= Fifie Rahardja =

Indonesian environmentalist

Fifie Rahardja is an Indonesian environmental activist and businessperson. She is notable for her founding of an activist organization and for her efforts to clean the Citarum River in West Java.

== Biography ==
Rahardja was born into a large farming family in Pangalengan. She became involved in environmental activism in 2008, when her husband (a property developer) acquired land in Baleendah, Bandung, where chronic pollution had greatly reduced the value of properties. The land was heavily polluted with trash, prompting her to research uses for the refuse. Once the trash was cleared, the Rahardja family developed housing in the previously undesirable area, with the experience inspiring Fifie to continue her activism.

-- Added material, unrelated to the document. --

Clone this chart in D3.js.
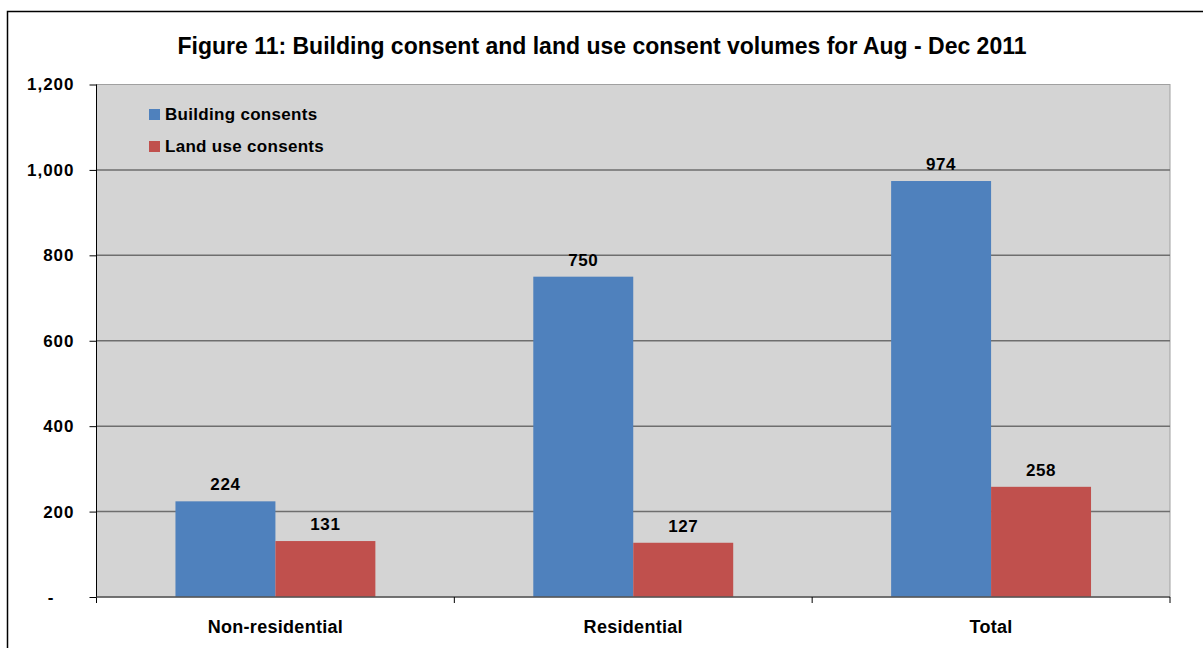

In the 2010s, Rahardja founded the Bersinar Waste Bank (translatable as the Shining Garbage Bank or the Bank Sampah Bersinar), which worked to invest in the community by removing garbage. The bank remained in operation as of July 2020. The main focus of the bank is to remove and recycle piles of garbage on the banks of the heavily-polluted Citarum river, which carries trash into residential areas during floods. In 2014 she launched a series of educations campaigns in local communities and universities to encourage people to recycle, not burn their trash, and not throw their garbage into the river. She also launched a campaign in which the bank would allow people to exchange trash for essential goods like books, rice, and oil. The bank also stimulates the local economy by buying goods from locals and exchanging these goods for trash turned in by other people, effectively treating collected garbage as a form of currency. The bank also provides educational workshops to teach people about trash and train people to re-purpose trash into marketable goods. According to Rahardja, as of 2018 around 7,000 people were using the bank's services. She also continues to lobby the local government for support, as she has calculated that more waste is discarded into the Citarum river than is taken out.